The Executive Yuan’s Food Safety Office was officially launched yesterday.
The agency is to be supervised by newly appointed Minister of Health and Welfare Chiang Been-huang (蔣丙煌), who was sworn in yesterday, and has a prosecutor from the Taiwan High Prosecutors’ Office stationed to streamline communications with investigators on food safety.
The office is a standing body with between 20 and 25 full-time staff members, who have been transferred from the Ministry of the Interior, the Ministry of Economic Affairs, the Ministry of Health and Welfare, the Ministry of Justice and the Council of Agriculture, according to the Executive Yuan.
Photo: Fang Pin-chao, Taipei Times
Five people from a team tasked with building a food cloud within the Executive Yuan’s Board of Science and Technology have also been dispatched to support the new office.
Four teams — responsible for inspections and the enforcement of food safety regulations; running an information platform; management and coordination; and emergency-response and communication respectively — have been set up at the office.
Chiang is to supervise the operation of the office, while Food and Drug Administration Risk Management Director Tsai Shu-chen (蔡淑貞) has been appointed office deputy director (currently acting director), and Tsai Meng-lun (蔡孟倫), an adviser at the Executive Yuan’s Department of the Interior, Health, Welfare and Labor, is to serve as another deputy director.
“There are [various ministries and government agencies] on the front line battling food-related violations, but in the rear, you need something like a General Staff Headquarters, in charge of integration, coordination and command, and the Food Safety Office is exactly it,” Chiang said.
Prosecutor Tseng Chiun-che (曾俊哲) of the Taiwan High Prosecutors’ Office is to be the office-stationed prosecutor for the coordination of food inspections carried out by district prosecutors’ offices. Tseng was commended in 2012 for his investigation of a case involving plasticizer-tainted beverages.

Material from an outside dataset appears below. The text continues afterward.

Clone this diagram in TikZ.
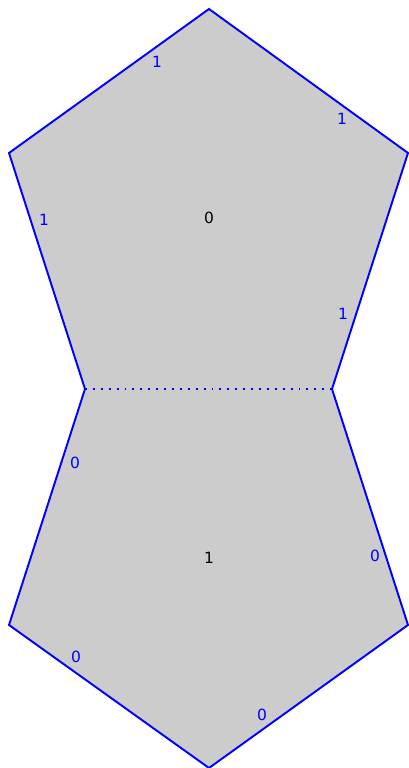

“The Ministry of Health and Welfare, Council of Agriculture and many agencies are involved in the food-safety safeguarding effort, but in the end, you need the Ministry of Justice and prosecutors to conduct investigations. So if the office has [a prosecutor] stationed in it, the communication between the prosecution and investigation units and us will be smoother. And as inspection is key to [food safety], we will need their help for that as well,” Chiang said.
Later yesterday at a handover ceremony where he assumed office as health minister, Chiang pledged to restore the nation’s tarnished reputation for food and the public’s faith in the food industry.
“I have to admit that it is a tremendous challenge to take the helm of the ministry at a time when the nation has been repeatedly battered by a string of food scares, which have not only shaken people’s confidence in the nation’s food safety, but also crippled our booming food industry and damaged our international image as the paradise of delicacies,” Chiang said.
Chiang said food safety is a complex issue that requires the concerted efforts of all relevant government agencies, rather than the ministry’s alone, which is the main reason behind the Executive Yuan founding the inter-ministerial Food Safety Office yesterday.
Although food safety is undoubtedly the new minister’s top priority, he said there are many more issues that demand his attention, ranging from the Ebola epidemic in West Africa and a dengue fever outbreak in the south to the second-generation National Health Insurance system and the establishment of a sustainable long-term healthcare system.
As for some people’s doubts about his qualifications to lead the ministry, given his lack of a medical background, Chiang said: “No one in the world is born omnipotent. At least I have a great team of experts behind me.”